The amazing things I saw while paddling inspired me to start this blog.
Thanks to my blog, I have come to know some of the most important naturalists in the state, professional botanists, entomologists, mycologists and more, who have generously helped me identify plants, insects, and fungi I couldn't figure out on my own. I am particularly grateful to Steve Young, chief botanist with the New York Natural Heritage Program and my go-to guy for knowledge about any of our state's native plants. Here's Steve atop Whiteface Mountain, leading one of the field trips he conducts each year to important botanical sites. How wonderful to have had such a guide, whether up to a mountaintop to document alpine species, or out to a limestone island in Lake Champlain, home to some of our region's rarest plants.

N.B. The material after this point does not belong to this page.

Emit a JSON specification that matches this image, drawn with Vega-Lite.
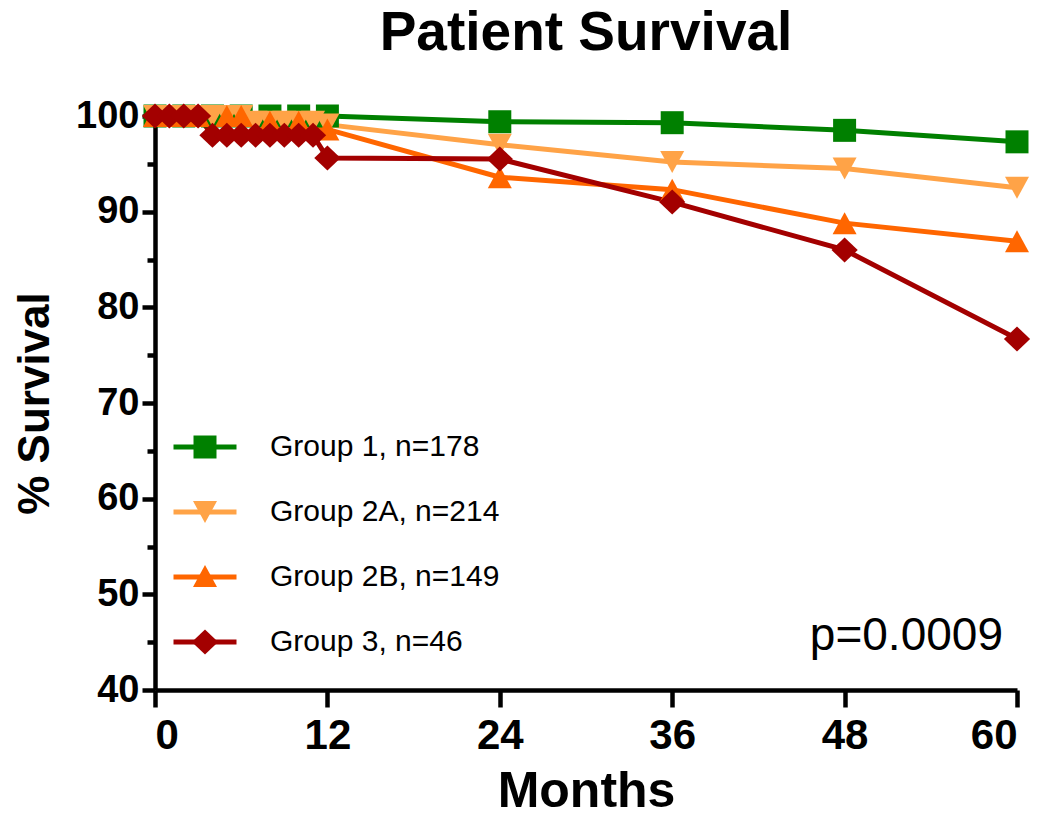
{
  "$schema": "https://vega.github.io/schema/vega-lite/v6.json",
  "width": 862,
  "height": 574,
  "autosize": "none",
  "padding": {"left": 155, "top": 116, "right": 33, "bottom": 129},
  "background": "white",
  "config": {"view": {"stroke": null}, "font": "Liberation Sans"},
  "title": {"text": "Patient Survival", "fontSize": 55, "fontWeight": "bold", "font": "Liberation Sans", "color": "black", "anchor": "middle", "frame": "group", "offset": 35},
  "data": {"values": [
    {"group": "Group 1, n=178", "month": 0, "surv": 100},
    {"group": "Group 1, n=178", "month": 2, "surv": 100},
    {"group": "Group 1, n=178", "month": 4, "surv": 100},
    {"group": "Group 1, n=178", "month": 6, "surv": 100},
    {"group": "Group 1, n=178", "month": 8, "surv": 100},
    {"group": "Group 1, n=178", "month": 10, "surv": 100},
    {"group": "Group 1, n=178", "month": 12, "surv": 100},
    {"group": "Group 1, n=178", "month": 24, "surv": 99.4},
    {"group": "Group 1, n=178", "month": 36, "surv": 99.3},
    {"group": "Group 1, n=178", "month": 48, "surv": 98.5},
    {"group": "Group 1, n=178", "month": 60, "surv": 97.3},
    {"group": "Group 2A, n=214", "month": 0, "surv": 100},
    {"group": "Group 2A, n=214", "month": 1, "surv": 100},
    {"group": "Group 2A, n=214", "month": 2, "surv": 100},
    {"group": "Group 2A, n=214", "month": 3, "surv": 100},
    {"group": "Group 2A, n=214", "month": 4, "surv": 100},
    {"group": "Group 2A, n=214", "month": 5, "surv": 100},
    {"group": "Group 2A, n=214", "month": 6, "surv": 100},
    {"group": "Group 2A, n=214", "month": 7, "surv": 99.4},
    {"group": "Group 2A, n=214", "month": 8, "surv": 99.4},
    {"group": "Group 2A, n=214", "month": 9, "surv": 99.4},
    {"group": "Group 2A, n=214", "month": 10, "surv": 99.4},
    {"group": "Group 2A, n=214", "month": 11, "surv": 99.4},
    {"group": "Group 2A, n=214", "month": 12, "surv": 99.1},
    {"group": "Group 2A, n=214", "month": 24, "surv": 97.0},
    {"group": "Group 2A, n=214", "month": 36, "surv": 95.2},
    {"group": "Group 2A, n=214", "month": 48, "surv": 94.5},
    {"group": "Group 2A, n=214", "month": 60, "surv": 92.5},
    {"group": "Group 2B, n=149", "month": 0, "surv": 100},
    {"group": "Group 2B, n=149", "month": 1, "surv": 100},
    {"group": "Group 2B, n=149", "month": 2, "surv": 100},
    {"group": "Group 2B, n=149", "month": 3, "surv": 100},
    {"group": "Group 2B, n=149", "month": 5, "surv": 100},
    {"group": "Group 2B, n=149", "month": 6, "surv": 100},
    {"group": "Group 2B, n=149", "month": 8, "surv": 99.4},
    {"group": "Group 2B, n=149", "month": 10, "surv": 99.4},
    {"group": "Group 2B, n=149", "month": 12, "surv": 98.6},
    {"group": "Group 2B, n=149", "month": 24, "surv": 93.6},
    {"group": "Group 2B, n=149", "month": 36, "surv": 92.3},
    {"group": "Group 2B, n=149", "month": 48, "surv": 88.8},
    {"group": "Group 2B, n=149", "month": 60, "surv": 86.9},
    {"group": "Group 3, n=46", "month": 0, "surv": 100},
    {"group": "Group 3, n=46", "month": 1, "surv": 100},
    {"group": "Group 3, n=46", "month": 2, "surv": 100},
    {"group": "Group 3, n=46", "month": 3, "surv": 100},
    {"group": "Group 3, n=46", "month": 4, "surv": 98.0},
    {"group": "Group 3, n=46", "month": 5, "surv": 98.0},
    {"group": "Group 3, n=46", "month": 6, "surv": 98.0},
    {"group": "Group 3, n=46", "month": 7, "surv": 98.0},
    {"group": "Group 3, n=46", "month": 8, "surv": 98.0},
    {"group": "Group 3, n=46", "month": 9, "surv": 98.0},
    {"group": "Group 3, n=46", "month": 10, "surv": 98.0},
    {"group": "Group 3, n=46", "month": 11, "surv": 98.0},
    {"group": "Group 3, n=46", "month": 12, "surv": 95.6},
    {"group": "Group 3, n=46", "month": 24, "surv": 95.5},
    {"group": "Group 3, n=46", "month": 36, "surv": 91.0},
    {"group": "Group 3, n=46", "month": 48, "surv": 86.0},
    {"group": "Group 3, n=46", "month": 60, "surv": 76.7}
  ]},
  "layer": [
    {
      "mark": {"type": "line", "strokeWidth": 5},
      "encoding": {
        "x": {"field": "month", "type": "quantitative",
          "scale": {"domain": [0, 60], "nice": false, "zero": false},
          "axis": {"values": [0, 12, 24, 36, 48, 60], "title": "Months", "grid": false,
            "domainColor": "black", "domainWidth": 4.5, "tickColor": "black", "tickWidth": 4.5, "tickSize": 17,
            "labelFont": "Liberation Sans", "labelFontSize": 42, "labelFontWeight": "bold", "labelColor": "black", "labelPadding": 8,
            "titleFont": "Liberation Sans", "titleFontSize": 50, "titleFontWeight": "bold", "titleColor": "black", "titlePadding": 10}},
        "y": {"field": "surv", "type": "quantitative",
          "scale": {"domain": [40, 100], "nice": false, "zero": false},
          "axis": {"values": [40, 45, 50, 55, 60, 65, 70, 75, 80, 85, 90, 95, 100], "title": "% Survival", "grid": false,
            "labelExpr": "datum.value % 10 === 0 ? datum.label : ''",
            "domainColor": "black", "domainWidth": 4.5, "tickColor": "black", "tickWidth": 4.5,
            "tickSize": {"condition": {"test": "datum.value % 10 === 0", "value": 13}, "value": 8},
            "labelFont": "Liberation Sans", "labelFontSize": 38, "labelFontWeight": "bold", "labelColor": "black", "labelPadding": 3,
            "titleFont": "Liberation Sans", "titleFontSize": 44, "titleFontWeight": "bold", "titleColor": "black", "titlePadding": 18}},
        "stroke": {"field": "group", "type": "nominal",
          "scale": {"range": ["#008000", "#FFA347", "#FF6600", "#A30000"]},
          "legend": {"orient": "none", "legendX": 35, "legendY": 316, "title": null, "padding": 0,
            "symbolType": "M-2.52,0H2.52", "symbolSize": 625, "symbolStrokeWidth": 5,
            "rowPadding": 35, "labelOffset": 50, "labelFont": "Liberation Sans", "labelFontSize": 30, "labelColor": "black", "labelLimit": 400, "zindex": 1}}
      }
    },
    {
      "mark": {"type": "point", "filled": true, "opacity": 1, "size": 625, "strokeWidth": 0},
      "encoding": {
        "x": {"field": "month", "type": "quantitative"},
        "y": {"field": "surv", "type": "quantitative"},
        "fill": {"field": "group", "type": "nominal",
          "scale": {"domain": ["Group 1, n=178", "Group 2A, n=214", "Group 2B, n=149", "Group 3, n=46"], "range": ["#008000", "#FFA347", "#FF6600", "#A30000"]},
          "legend": {"orient": "none", "legendX": 35, "legendY": 316, "title": null, "padding": 0,
            "symbolSize": 625, "symbolStrokeWidth": 5, "symbolStrokeColor": "transparent", "symbolOpacity": 1,
            "rowPadding": 22, "labelOffset": 50, "labelExpr": "''", "labelFont": "Liberation Sans", "labelFontSize": 30, "labelColor": "black", "labelLimit": 400, "zindex": 2}},
        "shape": {"field": "group", "type": "nominal",
          "scale": {"domain": ["Group 1, n=178", "Group 2A, n=214", "Group 2B, n=149", "Group 3, n=46"], "range": ["M-0.92,-0.92H0.92V0.92H-0.92Z", "M-0.96,-0.88L0.96,-0.88L0,0.88Z", "M0,-0.88L0.96,0.88L-0.96,0.88Z", "M-1.05,0L0,-1L1.05,0L0,1Z"]},
          "legend": {"orient": "none", "legendX": 35, "legendY": 316, "title": null, "padding": 0,
            "symbolSize": 625, "symbolStrokeWidth": 5, "symbolStrokeColor": "transparent", "symbolOpacity": 1,
            "rowPadding": 22, "labelOffset": 50, "labelExpr": "''", "labelFont": "Liberation Sans", "labelFontSize": 30, "labelColor": "black", "labelLimit": 400, "zindex": 2}}
      }
    },
    {
      "data": {"values": [{"label": "p=0.0009"}]},
      "mark": {"type": "text", "align": "right", "baseline": "alphabetic", "font": "Liberation Sans", "fontSize": 46, "fill": "black", "dx": -14},
      "encoding": {
        "x": {"datum": 60, "type": "quantitative"},
        "y": {"datum": 44.2, "type": "quantitative"},
        "text": {"field": "label", "type": "nominal"}
      }
    }
  ]
}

Steve became an early follower of my blog, and from time to time he would alert me of the rarity of some of the plants I posted photos of. Under his guidance, I have been able to document the locations of some of our state's rarest species, and also to contribute hundreds of both photos and specimens to update the New York Flora Association's Plant Atlas. It sure feels good that my personal wildflower pursuits have proven to be useful to other interested parties!
Equally important for my nature education (as well as my pleasure!) have been my friends in The Thursday Naturalists, a group of both professional and passionately committed amateur naturalists who venture out each week to explore area parks and preserves. They were kind enough to ask me to join them about eight years ago, and I felt highly honored, like some little neighborhood nobody, invited out to play with the big kids. Since then, we have ventured widely to some of the richest botanical sites in the region, from Thacher and Joralemon parks and the Landis Arboretum south and west of Albany all the way up to the Ice Meadows and the Pack Forest north of Warrensburg, and many other parks and preserves in between, including old marble quarries in Vermont. I have to mention in particular these two members, Ruth Schottman and Ed Miller (pictured here), both of whom possess astounding depths of knowledge and are also wonderful companions on the trail, sharing their delight in all they find. Despite their advancing years (they are both in their 90s now!), they still bring a youthful enthusiasm and sense of adventure to all our expeditions. I am so grateful to them for taking me under their wings and sharing their knowledge with me, and I hope to treasure their companionship for years to come!
All members of The Thursday Naturalists contribute their unique gifts to our group, but I am particularly grateful to Nancy Slack, an ecology professor and expert bryologist who has opened my mind to the wonders of mosses, lichens, and liverworts. It's easy to fall in love with showy bright flowers, but it takes careful attention (and a good magnifier!) to marvel over the intricate structures of tiny greenish things growing on rotting wood or creekside boulders. I also have to admire Nancy's energy, her willingness to clamber up rocky slopes or paddle deep into bogs to seek out the objects of her passion. In this photo, she is climbing the course of a mountainside waterfall, delighting in the wonderful variety of bryophytes that thrive on the spray-watered rocks.
Here's one more of my wonderful teachers (and delightful friends!) whom I never would have met if not for my blog: the irrepressible Evelyn Greene, Adirondack explorer extraordinaire and so-called Queen of the Ice Meadows. Having been forced by mountaineering parents to climb all the High Peaks while still a young teen (whether she wanted to or not), she was not the least bit interested in bagging peaks by the time I met her, but rather preferred to paddle the region's isolated ponds and bogs or wander the swamps and woodlands in search of plants -- which made her my perfect companion! And Evelyn also had other friends -- I'm thinking of Bonny Vicki and Bob Duncan especially -- who eventually became my most welcome companions as well, accompanying me to amazing sites I never would have found on my own.